Lawyer Willis Otieno has criticized the government’s plan to sell 15% of Safaricom shares to Vodacom, saying the rationale presented by Treasury Cabinet Secretary John Mbadi ignores Kenya’s strategic and historical realities.
Speaking on Wednesday, Otieno described the sale as a “classic technocratic argument” that appears sound in theory but falters under scrutiny.
Otieno questioned the claim that Vodacom paying a premium makes the transaction beneficial for Kenya. He argued that strategic investors pay premiums to consolidate their own influence rather than strengthen the state.
“Safaricom is not a struggling start-up; it is a cash-generating monopoly. Selling more shares to the same foreign entity entrenches dependency and diminishes national leverage,” Otieno said.
He also warned against relying on Vodacom’s “institutional memory” as a safeguard.
According to Otieno, embedding a foreign company deeper into national infrastructure reduces the government’s bargaining power.

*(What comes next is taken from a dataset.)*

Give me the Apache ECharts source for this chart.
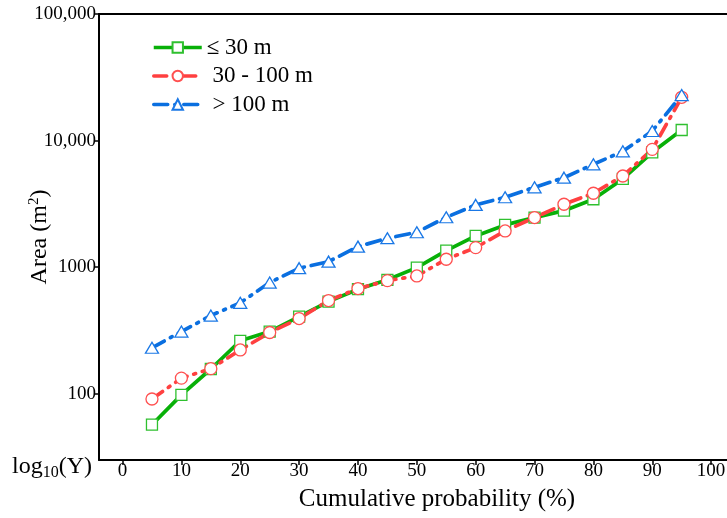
<!DOCTYPE html>
<html>
<head>
<meta charset="utf-8">
<script src="https://cdn.jsdelivr.net/npm/echarts@6/dist/echarts.min.js"></script>
<style>html,body{margin:0;padding:0;background:#fff}#c{width:727px;height:518px}</style>
</head>
<body>
<div id="c"></div>
<script>
const probability = [5,10,15,20,25,30,35,40,45,50,55,60,65,70,75,80,85,90,95];
const areaSmall  = [57, 98, 157, 262, 310, 407, 535, 670, 795, 993, 1352, 1766, 2158, 2466, 2797, 3441, 4977, 8085, 12125];
const areaMedium = [91, 133, 158, 222, 305, 393, 545, 678, 783, 853, 1156, 1428, 1934, 2466, 3141, 3837, 5255, 8530, 21970];
const areaLarge  = [231, 310, 415, 523, 756, 982, 1107, 1454, 1694, 1888, 2481, 3103, 3568, 4276, 5093, 6500, 8232, 11903, 22900];
const seriesNames = ['≤ 30 m', ' 30 - 100 m', ' > 100 m'];
const xTicks = [0,10,20,30,40,50,60,70,80,90,100];
const yTicks = [100, 1000, 10000, 100000];
const yTickLabels = ['100', '1000', '10,000', '100,000'];

const FONT = '"Liberation Serif", "Times New Roman", serif';
const pair = arr => probability.map((x, i) => [x, arr[i]]);

const chart = echarts.init(document.getElementById('c'), null, {renderer: 'canvas'});
chart.setOption({
  animation: false,
  backgroundColor: '#fff',
  grid: {left: 99, right: 0, top: 14, bottom: 58, containLabel: false, outerBoundsMode: 'none'},
  legend: {
    orient: 'vertical', left: 147, top: 31, padding: 5,
    itemWidth: 48, itemHeight: 13, itemGap: 5.5,
    lineStyle: {width: 3.5},
    textStyle: {fontFamily: FONT, fontSize: 23, color: '#000'},
    data: seriesNames
  },
  xAxis: [{
    type: 'value', min: -4, max: 102.7,
    name: 'Cumulative probability (%)', nameLocation: 'middle', nameGap: 27, nameMoveOverlap: false,
    nameTextStyle: {fontFamily: FONT, fontSize: 25, color: '#000', padding: [0, 0, 0, 48]},
    axisLine: {show: true, onZero: false, lineStyle: {color: '#000', width: 2}},
    axisTick: {show: true, length: 5, lineStyle: {color: '#000', width: 1.5}, customValues: xTicks},
    axisLabel: {fontFamily: FONT, fontSize: 19, color: '#000', margin: 2, customValues: xTicks},
    splitLine: {show: false}
  }, {
    type: 'value', position: 'top', min: -4, max: 102.7,
    axisLine: {show: true, onZero: false, lineStyle: {color: '#000', width: 2}},
    axisTick: {show: false}, axisLabel: {show: false}, splitLine: {show: false}
  }],
  yAxis: {
    type: 'log', min: 30, max: 100000,
    name: '{a|Area (m}{s|2}{a|)}', nameLocation: 'middle', nameGap: 47, nameRotate: 90, nameMoveOverlap: false,
    nameTextStyle: {
      color: '#000',
      rich: {
        a: {fontFamily: FONT, fontSize: 24, color: '#000'},
        s: {fontFamily: FONT, fontSize: 15, color: '#000', padding: [0, 0, 10, 0]}
      }
    },
    axisLine: {show: true, onZero: false, lineStyle: {color: '#000', width: 2}},
    axisTick: {show: true, length: 5, lineStyle: {color: '#000', width: 1.5}, customValues: yTicks},
    axisLabel: {
      fontFamily: FONT, fontSize: 19, color: '#000', margin: 3, customValues: yTicks,
      formatter: v => { const i = yTicks.findIndex(t => Math.abs(t - v) / t < 1e-6); return i >= 0 ? yTickLabels[i] : ''; }
    },
    splitLine: {show: false}
  },
  graphic: [{
    type: 'text', left: 12, top: 455,
    style: {
      text: '{a|log}{b|10}{a|(Y)}',
      rich: {
        a: {fontFamily: FONT, fontSize: 24, fill: '#000'},
        b: {fontFamily: FONT, fontSize: 16, fill: '#000', padding: [11, 0, 0, 0]}
      }
    }
  }],
  series: [{
    name: seriesNames[0], type: 'line', data: pair(areaSmall),
    symbol: 'rect', symbolSize: 11,
    lineStyle: {color: '#08b008', width: 3.7, type: 'solid'},
    itemStyle: {color: '#fff', borderColor: '#2fc02f', borderWidth: 1.3}
  }, {
    name: seriesNames[1], type: 'line', data: pair(areaMedium),
    symbol: 'circle', symbolSize: 12,
    lineStyle: {color: '#ff4040', width: 3.7, type: [13, 7, 2, 7], cap: 'round'},
    itemStyle: {color: '#fff', borderColor: '#ff5050', borderWidth: 1.3}
  }, {
    name: seriesNames[2], type: 'line', data: pair(areaLarge),
    symbol: 'triangle', symbolSize: [13, 11],
    lineStyle: {color: '#0a6fe0', width: 3.7, type: [14, 7, 2, 7], cap: 'round'},
    itemStyle: {color: '#fff', borderColor: '#1a78e6', borderWidth: 1.3}
  }]
});
</script>
</body>
</html>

“Safaricom’s networks underpin money transfers, communications, and elections. Treating this as a normal corporate transaction is either naïve or evasive,” he added.
The lawyer highlighted that global trends show countries retaining control over critical digital infrastructure, citing China, India, Singapore, and South Korea as examples.
He said Kenya’s approach, which assumes enforceable safeguards, is unrealistic.
“There are no enforceable protections for data sovereignty, revenue repatriation, or foreign influence in Kenya. Expecting the government to manage this effectively is overly optimistic,” Otieno warned.
His critique raises questions about the long-term implications of the divestment, especially regarding national control and strategic decision-making in Kenya’s largest telecom operator.